The virtue of faith is not that it is well-founded, but that it keeps the individual going. At the play’s denouement, Mary is motivated by her faith, which transforms her into a saviour. The play’s final contradiction is Constance’s, sacrificing herself to save Mary’s ‘life’. At this point, her faith has largely dissolved – she has learned of the Old Mother’s deception from Elizabeth, but sees finally in Mary a vessel of pure faith. Her sacrifice is not so much in service of Mary, but for her belief in the power of faith. Mary is worth saving over herself, because Mary’s capacity for faith is far greater.
Right then, so Electric Rosary is a play about programming and the stories we tell ourselves.
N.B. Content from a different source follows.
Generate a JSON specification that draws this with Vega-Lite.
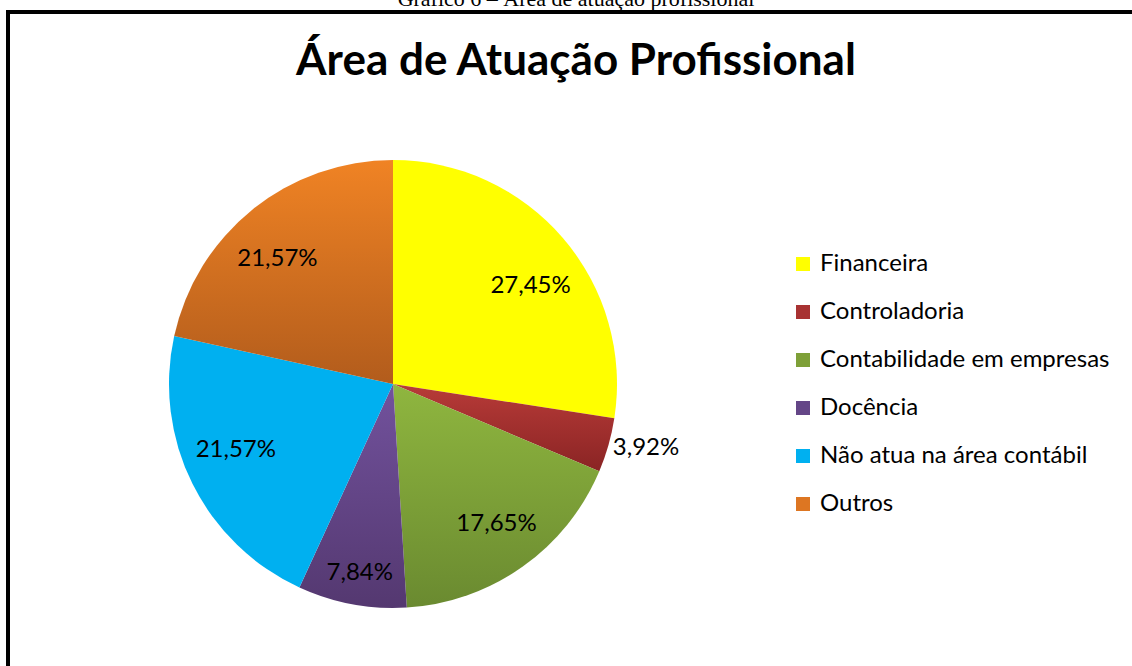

Faith is a trick the mind plays on itself in order to achieve things which are difficult to believe in. Miracles happen through faith, whether God is involved or not.
I am no longer religious, but theatre can convince us of miracles. Like Bible stories, like mythology, the words get under our skin. The empathy machine of theatre allows us to exercise our emotional imagination. What’s happening in Electric Rosary then? A post-Christian philosophy, but one deeply in debt to Christianity and Catholicism’s myths of self-sacrifice. A saviour, bearer of burdens and giver of sacrifice may come from an unlikely place, but they will come, and they will be rewarded. The nuns of Electric Rosary live in a convent in disrepair, their lives and mission only bearable because of their faith in a lie, their escape only possible when someone bleeds.